Coïncidence? Pendant que les mots de ce texte hésitent sur le clavier, coule la musique de Spiegel Im Spiegel (Miroir dans le miroir) d’Arvo Part, lequel percevait sa musique comme une lumière blanche retenant toutes les couleurs que seul un prisme pouvait dissocier et rendre visibles. Barbeau a été ce prisme rendant visible ce qui est au-delà de la forme.

Le chant du monde

Résumer Jean-Guy Barbeau à son parcours professionnel et social serait aligner des tubes de couleurs sans les ouvrir.

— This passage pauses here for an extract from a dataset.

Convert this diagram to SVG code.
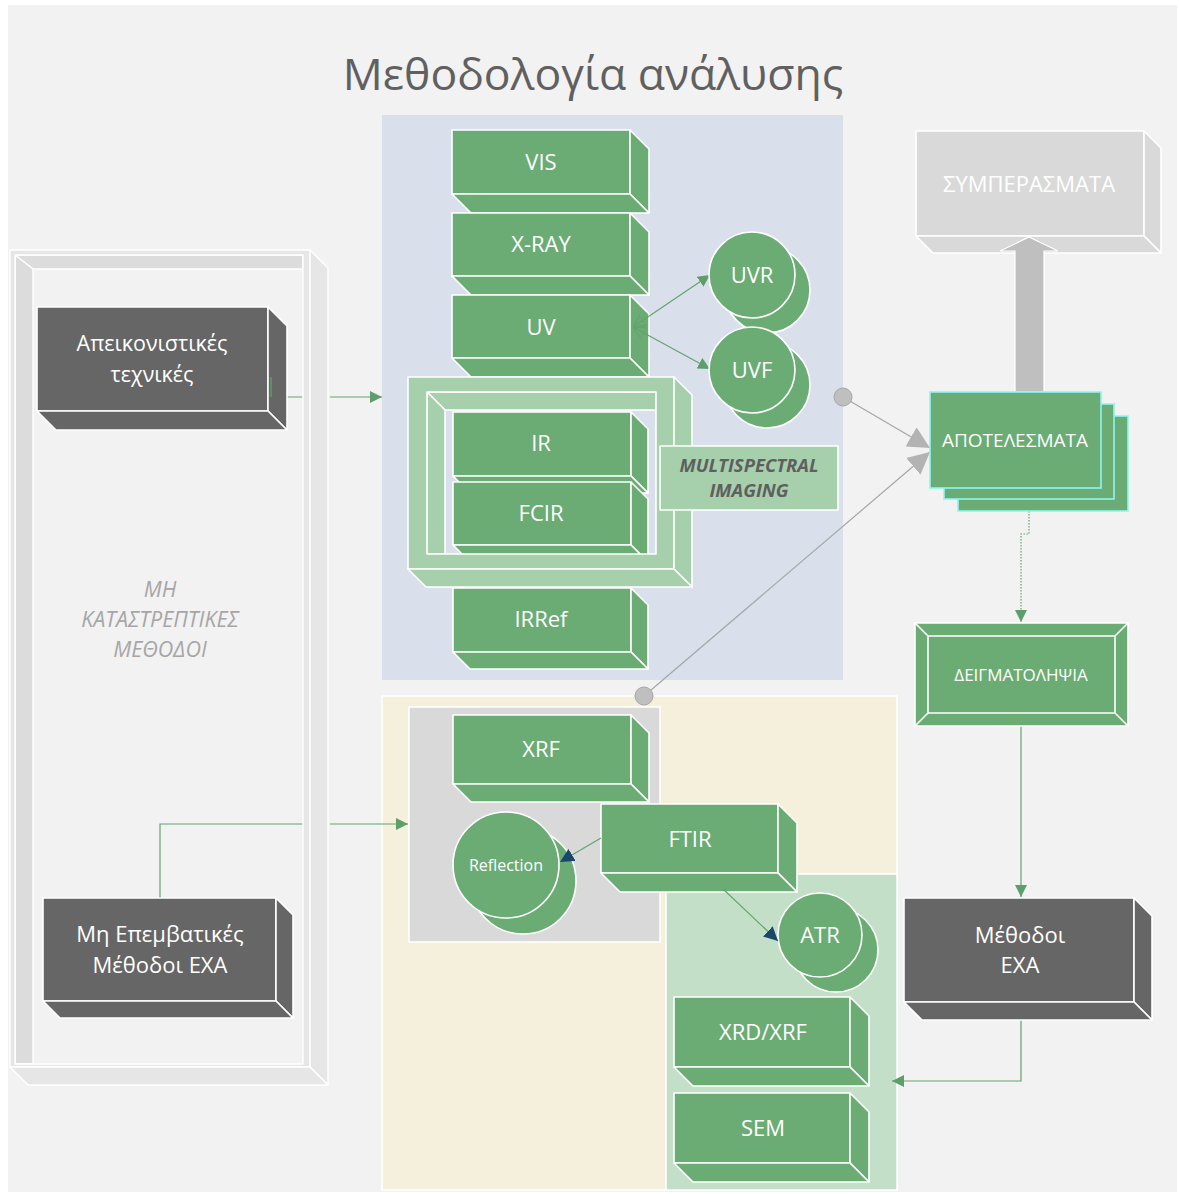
<svg xmlns="http://www.w3.org/2000/svg" width="1179" height="1194" viewBox="0 0 1179 1194">
<defs>
<style>
.g{fill:#6aac74;stroke:#fff;stroke-width:1.6;stroke-linejoin:round}
.lg{fill:#a6cfab;stroke:#fff;stroke-width:1.6;stroke-linejoin:round}
.dk{fill:#666;stroke:#fff;stroke-width:1.6;stroke-linejoin:round}
.gr{fill:#d9d9d9;stroke:#fff;stroke-width:1.6;stroke-linejoin:round}
.fr{fill:#e6e6e6;stroke:#fff;stroke-width:1.4;stroke-linejoin:round}
.fri{fill:#dcdcdc;stroke:#fff;stroke-width:1.4;stroke-linejoin:round}
.t{font-family:"Open Sans","Noto Sans",sans-serif;fill:#fff;text-anchor:middle}
.gl{fill:none;stroke:#64a36f;stroke-width:1.2}
.gy{fill:none;stroke:#a6a6a6;stroke-width:1.2}
</style>
<marker id="ag" viewBox="0 0 10 10" refX="10" refY="5" markerWidth="12" markerHeight="12" markerUnits="userSpaceOnUse" orient="auto"><path d="M0,0L10,5L0,10z" fill="#5e9f69"/></marker>
<marker id="an" viewBox="0 0 10 10" refX="10" refY="5" markerWidth="14" markerHeight="14" markerUnits="userSpaceOnUse" orient="auto"><path d="M0,0L10,5L0,10z" fill="#17476a"/></marker>
<marker id="ah" viewBox="0 0 10 10" refX="0" refY="5" markerWidth="12" markerHeight="12" markerUnits="userSpaceOnUse" orient="auto"><path d="M10,0L0,5L10,10z" fill="none" stroke="#64a36f" stroke-width="1"/></marker>
<marker id="agy" viewBox="0 0 10 10" refX="10" refY="5" markerWidth="22" markerHeight="22" markerUnits="userSpaceOnUse" orient="auto"><path d="M0,0L10,5L0,10z" fill="#b3b3b3"/></marker>
</defs>
<rect width="1179" height="1194" fill="#fff"/>
<rect x="8" y="5" width="1169" height="1187" fill="#f2f2f2"/>
<text x="593" y="90" font-family="'Open Sans','Noto Sans',sans-serif" font-size="44.5" fill="#606060" text-anchor="middle">Μεθοδολογία ανάλυσης</text>

<!-- panels -->
<rect x="382" y="115" width="461" height="565" fill="#d9e0ec"/>
<rect x="382" y="696" width="515" height="494" fill="#f5f0dc" stroke="#fff" stroke-width="1.5"/>
<rect x="409" y="707" width="251" height="235" fill="#d9d9d9" stroke="#fff" stroke-width="1.5"/>
<rect x="666" y="874" width="231" height="316" fill="#c4dfc7" stroke="#fff" stroke-width="1.5"/>

<!-- connectors -->
<g id="connectors">
<path class="gl" d="M271,377V397H303"/>
<path class="gl" d="M330,397H382" marker-end="url(#ag)"/>
<path class="gl" d="M160,898V824H303"/>
<path class="gl" d="M330,824H408" marker-end="url(#ag)"/>
<path class="gy" d="M843,397L930,448" marker-end="url(#agy)"/>
<path class="gy" d="M644,696L930,452" marker-end="url(#agy)"/>
<path d="M1029,511V534H1021V622" fill="none" stroke="#64a36f" stroke-width="1.2" stroke-dasharray="1.5,1.5" marker-end="url(#ag)"/>
<path class="gl" d="M1021,726L1021,897" marker-end="url(#ag)"/>
<path class="gl" d="M1021,1020V1081H892" marker-end="url(#ag)"/>
<circle cx="843" cy="397" r="9" fill="#bfbfbf" stroke="#a6a6a6" stroke-width="1"/>
<circle cx="644" cy="696" r="9" fill="#bfbfbf" stroke="#a6a6a6" stroke-width="1"/>
</g>

<!-- left frame -->
<g id="frame-left">
<polygon class="fri" points="15,255 303,255 303,269 33,269"/>
<polygon class="fri" points="15,255 33,269 33,1064 15,1064"/>
<path class="fr" fill-rule="evenodd" d="M10,250H310V1067H10Z M15,255V1064H303V255Z"/>
<polygon class="fr" points="310,250 328,268 328,1085 310,1067"/>
<polygon class="fr" points="10,1067 310,1067 328,1085 28,1085"/>
<text font-family="'Open Sans','Noto Sans',sans-serif" font-style="italic" font-size="21.5" fill="#a6a6a6" text-anchor="middle"><tspan x="160" y="597">ΜΗ</tspan><tspan x="160" y="627">ΚΑΤΑΣΤΡΕΠΤΙΚΕΣ</tspan><tspan x="160" y="657">ΜΕΘΟΔΟΙ</tspan></text>
</g>

<g id="apeik">
<rect class="dk" x="37" y="307" width="231" height="104"/>
<polygon class="dk" points="268,307 287,326 287,430 268,411"/>
<polygon class="dk" points="37,411 268,411 287,430 56,430"/>
<text class="t" font-size="21.5"><tspan x="152" y="351">Απεικονιστικές</tspan><tspan x="152" y="382">τεχνικές</tspan></text>
</g>
<path class="gl" d="M271,377V397"/>

<g id="mh-epemb">
<rect class="dk" x="43" y="898" width="233" height="103"/>
<polygon class="dk" points="276,898 293,915 293,1018 276,1001"/>
<polygon class="dk" points="43,1001 276,1001 293,1018 60,1018"/>
<text class="t" font-size="22"><tspan x="160" y="942">Μη Επεμβατικές</tspan><tspan x="160" y="973">Μέθοδοι ΕΧΑ</tspan></text>
</g>

<!-- imaging stack -->
<g id="vis">
<rect class="g" x="452" y="130" width="178" height="64"/>
<polygon class="g" points="630,130 649,149 649,213 630,194"/>
<polygon class="g" points="452,194 630,194 649,213 471,213"/>
<text class="t" font-size="22" x="541" y="170">VIS</text>
</g>
<g id="xray">
<rect class="g" x="452" y="213" width="178" height="63"/>
<polygon class="g" points="630,213 649,232 649,295 630,276"/>
<polygon class="g" points="452,276 630,276 649,295 471,295"/>
<text class="t" font-size="22" x="541" y="252">X-RAY</text>
</g>
<g id="uv">
<rect class="g" x="452" y="295" width="178" height="63"/>
<polygon class="g" points="630,295 649,314 649,377 630,358"/>
<polygon class="g" points="452,358 630,358 649,377 471,377"/>
<text class="t" font-size="22" x="541" y="335">UV</text>
</g>
<path class="gl" d="M633,327L710,275" marker-start="url(#ah)" marker-end="url(#ag)"/>
<path class="gl" d="M633,327L710,369" marker-start="url(#ah)" marker-end="url(#ag)"/>

<g id="uvr">
<circle class="g" cx="767" cy="290" r="43"/>
<circle class="g" cx="752" cy="275" r="43"/>
<text class="t" font-size="22" x="752" y="283">UVR</text>
</g>
<g id="uvf">
<circle class="g" cx="767" cy="385" r="43"/>
<circle class="g" cx="752" cy="370" r="43"/>
<text class="t" font-size="22" x="752" y="378">UVF</text>
</g>

<g id="multispectral">
<polygon class="lg" points="427,392 656,392 656,410 445,410"/>
<polygon class="lg" points="427,392 445,410 445,554 427,554"/>
<g id="ir">
<rect class="g" x="453" y="412" width="178" height="64"/>
<polygon class="g" points="631,412 648,429 648,493 631,476"/>
<polygon class="g" points="453,476 631,476 648,493 470,493"/>
<text class="t" font-size="22" x="541" y="451">IR</text>
</g>
<g id="fcir">
<rect class="g" x="453" y="482" width="178" height="63"/>
<polygon class="g" points="631,482 648,499 648,562 631,545"/>
<polygon class="g" points="453,545 631,545 648,562 470,562"/>
<text class="t" font-size="22" x="541" y="521">FCIR</text>
</g>
<path class="lg" fill-rule="evenodd" d="M408,377H674V569H408Z M427,392V554H656V392Z"/>
<polygon class="lg" points="674,377 692,395 692,587 674,569"/>
<polygon class="lg" points="408,569 674,569 692,587 426,587"/>
<rect class="lg" x="660" y="446" width="178" height="64"/>
<text font-family="'Open Sans','Noto Sans',sans-serif" font-weight="bold" font-style="italic" font-size="18.5" fill="#5f5f5f" text-anchor="middle"><tspan x="749" y="472">MULTISPECTRAL</tspan><tspan x="749" y="497">IMAGING</tspan></text>
</g>

<g id="irref">
<rect class="g" x="453" y="588" width="178" height="64"/>
<polygon class="g" points="631,588 648,605 648,669 631,652"/>
<polygon class="g" points="453,652 631,652 648,669 470,669"/>
<text class="t" font-size="22" x="541" y="627">IRRef</text>
</g>

<!-- results -->
<g id="symperasmata">
<rect class="gr" x="916" y="131" width="228" height="105"/>
<polygon class="gr" points="1144,131 1161,148 1161,253 1144,236"/>
<polygon class="gr" points="916,236 1144,236 1161,253 933,253"/>
<text class="t" font-size="22" x="1029" y="192" fill="#f4f4f4">ΣΥΜΠΕΡΑΣΜΑΤΑ</text>
</g>
<polygon id="big-arrow" points="1015,392 1015,251 1000,251 1029,237 1058,251 1044,251 1044,392" fill="#bfbfbf" stroke="#fff" stroke-width="1.2"/>

<g id="apotelesmata">
<rect x="958" y="416" width="170" height="95" fill="#6aac74" stroke="#8ef5f0" stroke-width="1.6"/>
<rect x="944" y="404" width="170" height="95" fill="#6aac74" stroke="#8ef5f0" stroke-width="1.6"/>
<rect x="930" y="392" width="171" height="96" fill="#6aac74" stroke="#8ef5f0" stroke-width="1.6"/>
<text class="t" font-size="19" x="1015" y="447">ΑΠΟΤΕΛΕΣΜΑΤΑ</text>
</g>

<g id="deigmatolipsia">
<rect class="g" x="915" y="623" width="213" height="103"/>
<rect class="g" x="928" y="636" width="187" height="77"/>
<path d="M915,623L928,636M1128,623L1115,636M915,726L928,713M1128,726L1115,713" stroke="#fff" stroke-width="1.6"/>
<text class="t" font-size="17" x="1021" y="681">ΔΕΙΓΜΑΤΟΛΗΨΙΑ</text>
</g>

<g id="methodoi-exa">
<rect class="dk" x="904" y="898" width="230" height="104"/>
<polygon class="dk" points="1134,898 1152,916 1152,1020 1134,1002"/>
<polygon class="dk" points="904,1002 1134,1002 1152,1020 922,1020"/>
<text class="t" font-size="22"><tspan x="1020" y="943">Μέθοδοι</tspan><tspan x="1020" y="973">ΕΧΑ</tspan></text>
</g>

<!-- analysis -->
<g id="xrf">
<rect class="g" x="453" y="715" width="178" height="69"/>
<polygon class="g" points="631,715 649,733 649,802 631,784"/>
<polygon class="g" points="453,784 631,784 649,802 471,802"/>
<text class="t" font-size="22" x="541" y="757">XRF</text>
</g>
<g id="reflection">
<circle class="g" cx="523" cy="881" r="53"/>
<circle class="g" cx="506" cy="865" r="53"/>
<text class="t" font-size="16" x="506" y="871">Reflection</text>
</g>
<g id="ftir">
<rect class="g" x="601" y="804" width="177" height="69"/>
<polygon class="g" points="778,804 797,823 797,892 778,873"/>
<polygon class="g" points="601,873 778,873 797,892 620,892"/>
<text class="t" font-size="22" x="690" y="847">FTIR</text>
</g>
<path class="gl" d="M601,838L560,862" marker-end="url(#an)"/>
<g id="atr">
<circle class="g" cx="836" cy="950" r="42"/>
<circle class="g" cx="820" cy="935" r="42"/>
<text class="t" font-size="22" x="820" y="943">ATR</text>
</g>
<path class="gl" d="M723,889L778,941" marker-end="url(#an)"/>
<g id="xrd-xrf">
<rect class="g" x="674" y="997" width="176" height="70"/>
<polygon class="g" points="850,997 869,1016 869,1086 850,1067"/>
<polygon class="g" points="674,1067 850,1067 869,1086 693,1086"/>
<text class="t" font-size="22" x="763" y="1040">XRD/XRF</text>
</g>
<g id="sem">
<rect class="g" x="674" y="1093" width="176" height="70"/>
<polygon class="g" points="850,1093 869,1112 869,1182 850,1163"/>
<polygon class="g" points="674,1163 850,1163 869,1182 693,1182"/>
<text class="t" font-size="22" x="763" y="1136">SEM</text>
</g>
</svg>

La palette de sa vie est un foisonnement de contrastes où la transparence côtoie l’insondable.

Natif de Lorettville, il a vécu son enfance à Bellechasse, avant de s’installer à Chicoutimi en 1951. Diplômé de l’École des Beaux-Arts de Québec, professeur d’arts plastiques au Secondaire à Chicoutimi, il fait partie des pionniers de l’enseignement des arts au Saguenay auprès de Pierrette-Gaudreault, fondatrice de l’Institut des arts, tout en poursuivant sa propre quête dans la solitude de son atelier de la rue Melançon, le regard rivé sur les monts Valin.

Son œuvre, trop peu connue du public, a pourtant rayonné du Québec jusqu’en Europe, où il a exposé en Pologne et en Hongrie. Et pour cause! Touche à tout intellectuel, Jean-Guy Barbeau a fait l’essai de plusieurs styles et matériaux. Émule de grands peintres, sensible à l’audace des autres, le parcours de ce peintre inclut de nombreuses tendances, allant du tachisme à l’abstrait, du fauvisme au cubisme. Des explorations d’où il est revenu avec un style bien à lui, un style qui lui survivra et fera écho à des œuvres futures. L’art de Barbeau est intemporel.

Que l’œil prenne plaisir à plonger dans les jeux géométriques de ses compositions, surfant sur les transparences savamment brossées par couches superposées, n’exclue pas une sensibilité attentive aux grandes préoccupations de son temps. Chantre de la femme, certes, mais pas seulement cela. Certains de ses tableaux évoquent les conflits guerriers, la douleur humaine, d’autres racontent notre passé. Il est l’auteur d’une imposante murale de plus de 278 mètres carrés qui parait autrefois le mur à l’accueil de la Maison de la presse inaugurée en 1980, laquelle résumait les grands moments de l’histoire de la région.

La fin du tableau

S’étonnera-t-on que le grand départ de Jean-Guy Barbeau ait lieu dans la splendeur de l’automne? L’artiste ne pouvait que souhaiter la valse pourpre et or des feuilles de nos érables pour saluer la fin de sa toile ultime. Le maître a toujours su quand déposer les pinceaux et s’incliner, avec cette modestie légendaire, devant l’œuvre achevée.

Une œuvre qui nous émeut, comme l’homme qu’il était, bien au-delà du temps!